GOSENS' SWEET SUCCESS MORE THAN BLIND FAITH
Written on the 2 April 2015 by Laura Daquino
GERRARD Gosens has scaled Everest, Danced with the Stars and casually competed for Australia in three Paralympic Games and six world championships, but says nothing beats his role as the "official blind taste tester" at his chocolate shops.
The congenitally blind owner of Chocolate Moments, located in Brisbane Arcade, Myer Centre and Albert Street, is currently preparing for the Easter rush.
If history is any indication of how the Easter hunt will go down, Gosens expects Brisbanites to seek out the gourmet varieties found in Chocolate Moments.
"People are becoming more aware of the benefits of eating quality chocolate rather than compound confectionary, and appreciative of locally sourced products," says Gosens, who started Chocolate Moments four years ago.
"Among other local products, our liqueur is from Stanthorpe, nuts are from the Sunshine Coast, and then we always change it up with creations like Guinness chocolate, Belgian beer chocolate, and whisky and coconut."
Gosens says all product development begins and ends with him.
"I come up with everything through trial and error myself, and maybe I have an acute sense of taste," he says. "I can put my hand on my heart and say I am the official blind taste tester."

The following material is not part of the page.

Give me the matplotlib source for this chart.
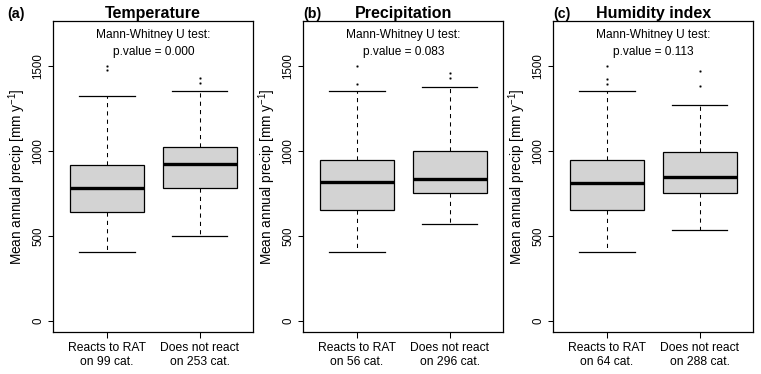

The making of this chocolate connoisseur came much by fate.
Gosens' globe-trotting sporting career meant he would often be faced with the dilemma of what souvenirs to take home, heightened by the fact that most of the items he came across felt the same.
"It's a funny story - when I was travelling overseas to represent Australia it was very difficult for me to walk into a souvenir store and choose gifts like t-shirts and hats, so chocolate just became my go-to item," he says.
Gosens says his business is travelling well and he has been asked to expand interstate, but being a small family business, he is set on staying in Brisbane for at least a little while longer.
"I focus on making it all about good customer service so when people walk into the store, there is quality from the product to my knowledge of the product," he says.
"When people try our chocolate, they realise the difference from confectionary products immediately - they don't need a menu at our stores because the chocolate tastes like the flavour it should.
"Retail is one of the most challenging environments though and it hasn't all been easy, especially when you consider that retail is a lot about the visual component, and for that I just have to trust that my team has it covered."
Trust is a common theme in Gosens life, something he really had to draw on when overcoming his "biggest challenge", being the first blind participant on Dancing with the Stars in 2009.
He also says it's his legacy to others.
"Believe in the product you work with and have passion, and despite any perceived challenge, you will be successful in life," says Gosens.
"Anyone who thinks they are too small to be effective obviously hasn't been bitten by a mosquito."